A million more are hitting the bottle: Huge swathe of drinkers have increased their alcohol intake to dangerous levels during Covid-19 pandemic, poll shows

  • More than 2.5million people are downing more than 50 units of alcohol a week
  • Rise was recorded across all age groups, but largest increase was in 55 to 64 
  • Harmful drinking is equivalent to 22 pints of beer or five bottles of wine a week  

More than one million drinkers in England have increased their consumption to severely dangerous levels during the pandemic, a poll suggests.

Before lockdown last March, an estimated 3.4 per cent of adults were downing more than 50 units of alcohol a week, the equivalent of around 1,500,000 people.

By December, this had risen to 5.7 per cent, or more than 2,520,000 people, according to analysis of a YouGov poll for Public Health England. 

The biggest jump was recorded in those aged 55-64 but a rise was seen across all groups.

Before lockdown, around 1.5million people were drinking a harmful amount of alcohol each week. As of December, that figure has risen to 2.5million

In this analysis, harmful drinking was defined as 50 or more units of alcohol a week, the equivalent of 22 pints of beer or five bottles of wine.

Tony Rao, Visiting Clinical Research Fellow at King’s College London, analysed the data for the Mail. 

He said the pandemic has driven heavy drinking to ‘alarming’ levels and that the figures were ‘a wake-up call’ on the impact on mental health and existing levels of alcohol abuse.

The data, based on a poll of 5,023 people, suggests in September there were 40,694 extra people in this age group who were dependent compared to pre-lockdown.

But by December this had increased five-fold to 230,605.

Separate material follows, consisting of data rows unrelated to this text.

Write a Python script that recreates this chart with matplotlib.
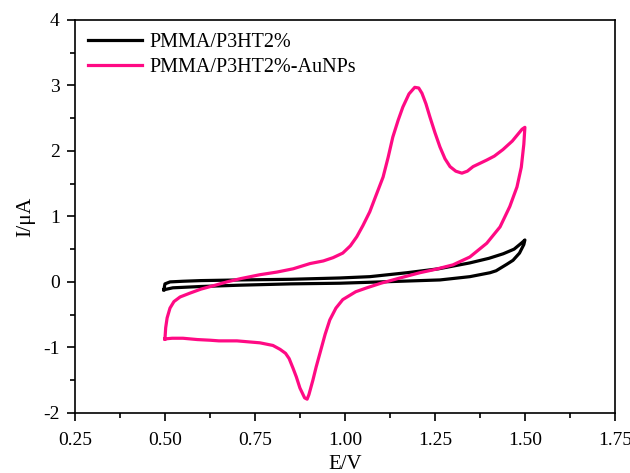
import numpy as np
import matplotlib
matplotlib.use('Agg')
import matplotlib.pyplot as plt
from matplotlib.ticker import MultipleLocator

# Data #
# PMMA/P3HT2% (black loop: forward then back)
E_black = [0.497, 0.500, 0.514, 0.550, 0.600, 0.708, 0.850, 0.986, 1.069, 1.172, 1.260,
           1.347, 1.400, 1.440, 1.470, 1.492, 1.500,
           1.497, 1.485, 1.467, 1.450, 1.420, 1.403, 1.347, 1.264, 1.100, 0.986,
           0.850, 0.708, 0.600, 0.522, 0.497]
I_black = [-0.12, -0.03, 0.00, 0.01, 0.02, 0.03, 0.04, 0.06, 0.08, 0.14, 0.20,
           0.29, 0.36, 0.43, 0.50, 0.60, 0.64,
           0.57, 0.44, 0.33, 0.27, 0.17, 0.14, 0.08, 0.03, 0.00, -0.02,
           -0.03, -0.05, -0.07, -0.09, -0.12]

# PMMA/P3HT2%-AuNPs (pink loop: forward then back)
E_pink = [0.500, 0.502, 0.506, 0.514, 0.525, 0.542, 0.570, 0.600, 0.640, 0.672, 0.710,
          0.764, 0.811, 0.856, 0.903, 0.940, 0.967, 0.994, 1.015, 1.033, 1.050, 1.069,
          1.085, 1.106, 1.120, 1.133, 1.148, 1.161, 1.178, 1.194, 1.205, 1.214, 1.225,
          1.236, 1.250, 1.264, 1.278, 1.292, 1.308, 1.325, 1.340, 1.356, 1.375, 1.394,
          1.415, 1.439, 1.465, 1.492, 1.500,
          1.497, 1.490, 1.478, 1.458, 1.431, 1.394, 1.347, 1.300, 1.250, 1.208, 1.153,
          1.100, 1.061, 1.030, 0.994, 0.975, 0.958, 0.945, 0.931, 0.920, 0.911, 0.900,
          0.895, 0.888, 0.875, 0.865, 0.856, 0.845, 0.835, 0.820, 0.800, 0.764, 0.700,
          0.650, 0.625, 0.590, 0.550, 0.520, 0.500]
I_pink = [-0.87, -0.70, -0.55, -0.40, -0.30, -0.23, -0.17, -0.11, -0.05, 0.00, 0.05,
          0.11, 0.15, 0.20, 0.28, 0.32, 0.37, 0.44, 0.55, 0.69, 0.86, 1.07,
          1.30, 1.60, 1.90, 2.21, 2.47, 2.67, 2.87, 2.97, 2.96, 2.88, 2.72,
          2.52, 2.28, 2.06, 1.88, 1.76, 1.69, 1.66, 1.69, 1.76, 1.81, 1.86,
          1.92, 2.02, 2.15, 2.33, 2.36,
          2.10, 1.75, 1.45, 1.15, 0.84, 0.59, 0.38, 0.26, 0.19, 0.14, 0.06,
          -0.02, -0.09, -0.15, -0.27, -0.40, -0.58, -0.80, -1.08, -1.30, -1.50, -1.72,
          -1.79, -1.77, -1.62, -1.45, -1.32, -1.17, -1.09, -1.03, -0.97, -0.93, -0.90,
          -0.90, -0.89, -0.88, -0.86, -0.86, -0.87]

labels = ['PMMA/P3HT2%', 'PMMA/P3HT2%-AuNPs']
xticks = [0.25, 0.50, 0.75, 1.00, 1.25, 1.50, 1.75]

# Figure #
plt.rcParams['font.family'] = ['Liberation Serif', 'DejaVu Serif']
plt.rcParams['axes.unicode_minus'] = False

fig = plt.figure(figsize=(6.3, 4.73), dpi=100)
ax = fig.add_axes([0.119, 0.127, 0.857, 0.831])

ax.plot(E_black, I_black, color='black', lw=2.3, solid_joinstyle='round', label=labels[0])
ax.plot(E_pink, I_pink, color='#FF0A84', lw=2.3, solid_joinstyle='round', label=labels[1])

ax.set_xlim(0.25, 1.75)
ax.set_ylim(-2, 4)
ax.set_xticks(xticks)
ax.set_xticklabels(['%.2f' % v for v in xticks])
ax.xaxis.set_minor_locator(MultipleLocator(0.125))
ax.yaxis.set_major_locator(MultipleLocator(1))
ax.yaxis.set_minor_locator(MultipleLocator(0.5))

ax.tick_params(which='major', direction='out', length=6, width=1.2, labelsize=14)
ax.tick_params(which='minor', direction='out', length=3.5, width=1.2)
ax.tick_params(axis='x', which='major', pad=8)
ax.tick_params(axis='y', which='major', pad=5)
ax.tick_params(top=False, right=False, which='both')
for s in ax.spines.values():
    s.set_linewidth(1.2)

ax.set_xlabel('E/V', fontsize=15, labelpad=4)
ax.set_ylabel('I/\u03bcA', fontsize=15.5, labelpad=6)

leg = ax.legend(loc='upper left', bbox_to_anchor=(0.0, 1.0), frameon=False, fontsize=14.5,
                handlelength=2.7, handletextpad=0.35, labelspacing=0.3, borderaxespad=0.25)

plt.savefig('out.png', dpi=100)
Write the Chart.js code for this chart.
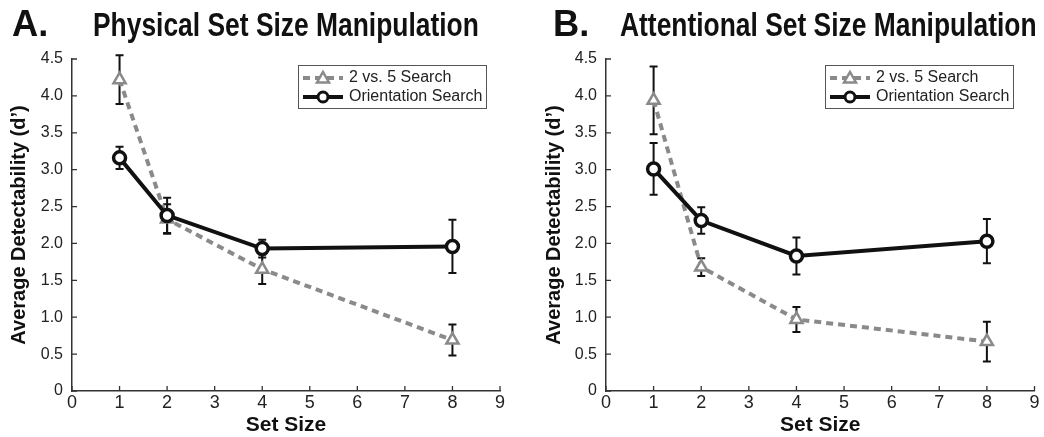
<!DOCTYPE html>
<html>
<head>
<meta charset="utf-8">
<script src="https://cdn.jsdelivr.net/npm/chart.js@4.4.1/dist/chart.umd.min.js"></script>
<style>
  html, body { margin: 0; padding: 0; background: #fff; }
  #wrap { position: relative; width: 1044px; height: 437px; overflow: hidden; }
  .panel { position: absolute; top: 0; width: 522px; height: 437px; }
  .ttl { position: absolute; font-family: "Liberation Sans", Arial, sans-serif; font-weight: bold; color: #111; white-space: nowrap; line-height: 1; transform-origin: 0 0; }
  .big { font-size: 37px; top: 5px; transform: scaleX(0.98); }
  .sub { font-size: 33px; top: 8px; transform: scaleX(0.8); }
</style>
</head>
<body>
<div id="wrap">
  <div class="panel" style="left:0"><canvas id="cA" width="522" height="437"></canvas></div>
  <div class="panel" style="left:522px"><canvas id="cB" width="522" height="437"></canvas></div>
  <div class="ttl big" style="left:12px">A.</div>
  <div class="ttl sub" style="left:93px">Physical Set Size Manipulation</div>
  <div class="ttl big" style="left:553px">B.</div>
  <div class="ttl sub" style="left:620px">Attentional Set Size Manipulation</div>
</div>
<script>
// ---- data ----
const setSizes = [1, 2, 4, 8];
const seriesNames = ['2 vs. 5 Search', 'Orientation Search'];
const xTicks = [0, 1, 2, 3, 4, 5, 6, 7, 8, 9];
const yTicks = [0, 0.5, 1.0, 1.5, 2.0, 2.5, 3.0, 3.5, 4.0, 4.5];

const physSearch25 = [4.22, 2.33, 1.65, 0.69];
const physSearch25Err = [0.33, 0.20, 0.20, 0.21];
const physOrient = [3.16, 2.38, 1.93, 1.96];
const physOrientErr = [0.15, 0.24, 0.12, 0.36];

const attnSearch25 = [3.94, 1.68, 0.97, 0.67];
const attnSearch25Err = [0.46, 0.12, 0.17, 0.27];
const attnOrient = [3.01, 2.31, 1.83, 2.03];
const attnOrientErr = [0.35, 0.18, 0.25, 0.30];

const sans = '"Liberation Sans", Arial, sans-serif';

const GRAY = '#8a8a8a';
const BLACK = '#111';

const pts = (ys) => setSizes.map((x, i) => ({ x: x, y: ys[i] }));

const errorBarPlugin = {
  id: 'errorBars',
  beforeDatasetsDraw(chart, args, opts) {
    const ctx = chart.ctx, xs = chart.scales.x, ys = chart.scales.y;
    ctx.save();
    ctx.strokeStyle = BLACK;
    ctx.lineWidth = 2;
    (opts.sets || []).forEach(set => {
      set.vals.forEach((v, i) => {
        const px = xs.getPixelForValue(setSizes[i]);
        const top = ys.getPixelForValue(v + set.err[i]);
        const bot = ys.getPixelForValue(v - set.err[i]);
        ctx.beginPath();
        ctx.moveTo(px, top); ctx.lineTo(px, bot);
        ctx.moveTo(px - 4, top); ctx.lineTo(px + 4, top);
        ctx.moveTo(px - 4, bot); ctx.lineTo(px + 4, bot);
        ctx.stroke();
      });
    });
    ctx.restore();
  }
};

const inwardTicksPlugin = {
  id: 'inwardTicks',
  afterDraw(chart) {
    const ctx = chart.ctx, xs = chart.scales.x, ys = chart.scales.y, a = chart.chartArea;
    ctx.save();
    ctx.strokeStyle = '#333';
    ctx.lineWidth = 1.3;
    ctx.beginPath();
    xTicks.forEach(t => { const p = xs.getPixelForValue(t); ctx.moveTo(p, a.bottom); ctx.lineTo(p, a.bottom - 5); });
    yTicks.forEach(t => { const p = ys.getPixelForValue(t); ctx.moveTo(a.left, p); ctx.lineTo(a.left + 5, p); });
    ctx.stroke();
    ctx.restore();
  }
};

const legendPlugin = {
  id: 'boxLegend',
  afterDraw(chart, args, opts) {
    const ctx = chart.ctx;
    const x = opts.x, y = opts.y, w = opts.w, h = opts.h;
    ctx.save();
    ctx.fillStyle = '#fff';
    ctx.fillRect(x, y, w, h);
    ctx.strokeStyle = '#555';
    ctx.lineWidth = 1;
    ctx.strokeRect(x + 0.5, y + 0.5, w, h);
    const rows = [y + 13, y + 32];
    const sx0 = x + 5, sx1 = x + 45, mid = (sx0 + sx1) / 2;
    ctx.strokeStyle = GRAY; ctx.lineWidth = 4; ctx.setLineDash([7, 5]);
    ctx.beginPath(); ctx.moveTo(sx0, rows[0]); ctx.lineTo(sx1, rows[0]); ctx.stroke();
    ctx.setLineDash([]);
    ctx.fillStyle = '#fff'; ctx.lineWidth = 2.5;
    ctx.beginPath();
    ctx.moveTo(mid, rows[0] - 6); ctx.lineTo(mid + 6, rows[0] + 4.5); ctx.lineTo(mid - 6, rows[0] + 4.5); ctx.closePath();
    ctx.fill(); ctx.stroke();
    ctx.strokeStyle = BLACK; ctx.lineWidth = 4;
    ctx.beginPath(); ctx.moveTo(sx0, rows[1]); ctx.lineTo(sx1, rows[1]); ctx.stroke();
    ctx.lineWidth = 3; ctx.fillStyle = '#fff';
    ctx.beginPath(); ctx.arc(mid, rows[1], 5, 0, Math.PI * 2); ctx.fill(); ctx.stroke();
    ctx.fillStyle = '#222';
    ctx.font = '16px ' + sans;
    ctx.textBaseline = 'middle';
    ctx.fillText(seriesNames[0], x + 51, rows[0]);
    ctx.fillText(seriesNames[1], x + 51, rows[1]);
    ctx.restore();
  }
};

function makeChart(id, search, searchErr, orient, orientErr, padLeft, yWidth, padRight, legendX) {
  return new Chart(document.getElementById(id), {
    type: 'line',
    data: {
      datasets: [
        {
          label: seriesNames[1], data: pts(orient), order: 1,
          borderColor: BLACK, borderWidth: 4, pointStyle: 'circle', pointRadius: 6,
          pointBorderWidth: 3.5, pointBorderColor: BLACK, pointBackgroundColor: '#fff', tension: 0
        },
        {
          label: seriesNames[0], data: pts(search), order: 2,
          borderColor: GRAY, borderWidth: 4, borderDash: [7, 5], pointStyle: 'triangle', pointRadius: 7,
          pointBorderWidth: 2.5, pointBorderColor: GRAY, pointBackgroundColor: '#fff', tension: 0
        }
      ]
    },
    options: {
      responsive: false,
      animation: false,
      events: [],
      layout: { padding: { left: padLeft, right: padRight, top: 59, bottom: 0 } },
      plugins: {
        legend: { display: false },
        tooltip: { enabled: false },
        errorBars: { sets: [ { vals: search, err: searchErr }, { vals: orient, err: orientErr } ] },
        boxLegend: { x: legendX, y: 65, w: 188, h: 43 }
      },
      scales: {
        x: {
          type: 'linear', min: 0, max: 9,
          afterBuildTicks: (s) => { s.ticks = xTicks.map(v => ({ value: v })); },
          afterFit: (s) => { s.height = 46; },
          grid: { display: false, drawTicks: false },
          border: { display: true, color: '#333', width: 1.5 },
          ticks: { font: { family: sans, size: 18 }, color: '#222', padding: 1, maxRotation: 0, autoSkip: false },
          title: { display: true, text: 'Set Size', font: { family: sans, size: 21, weight: 'bold' }, color: '#111', padding: { top: 0, bottom: -1 } }
        },
        y: {
          min: 0, max: 4.5,
          afterBuildTicks: (s) => { s.ticks = yTicks.map(v => ({ value: v })); },
          afterFit: (s) => { s.width = yWidth; },
          grid: { display: false, drawTicks: false },
          border: { display: true, color: '#333', width: 1.5 },
          ticks: {
            font: { family: sans, size: 16 }, color: '#222', padding: 9,
            callback: (v) => v === 0 ? '0' : v.toFixed(1)
          },
          title: { display: true, text: 'Average Detectability (d’)', font: { family: sans, size: 20, weight: 'bold' }, color: '#111', padding: { top: 7, bottom: 0 } }
        }
      }
    },
    plugins: [errorBarPlugin, inwardTicksPlugin, legendPlugin]
  });
}

makeChart('cA', physSearch25, physSearch25Err, physOrient, physOrientErr, 0, 72, 22, 298);
makeChart('cB', attnSearch25, attnSearch25Err, attnOrient, attnOrientErr, 13, 71, 9, 303);
</script>
</body>
</html>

The next largest increase was in 65-74-year olds, followed by 35-44-year-olds.

Meanwhile the lowest jump was in 18-24-year-olds.

The increase comes following months of lockdown and social isolation as a result of the coronavirus pandemic.

Mr Rao said: ‘The overall figures are a wake-up call to the impact of the Covid-19 pandemic on mental health and levels of heavy drinking that already existed.

‘Dry January has been an opportunity for many with less heavy drinking patterns to stop and re-consider their drinking but for others, this January has come after months of separation from loved ones and an increasingly uncertain future.

‘Both appear to have driven heavy drinking to alarming levels.’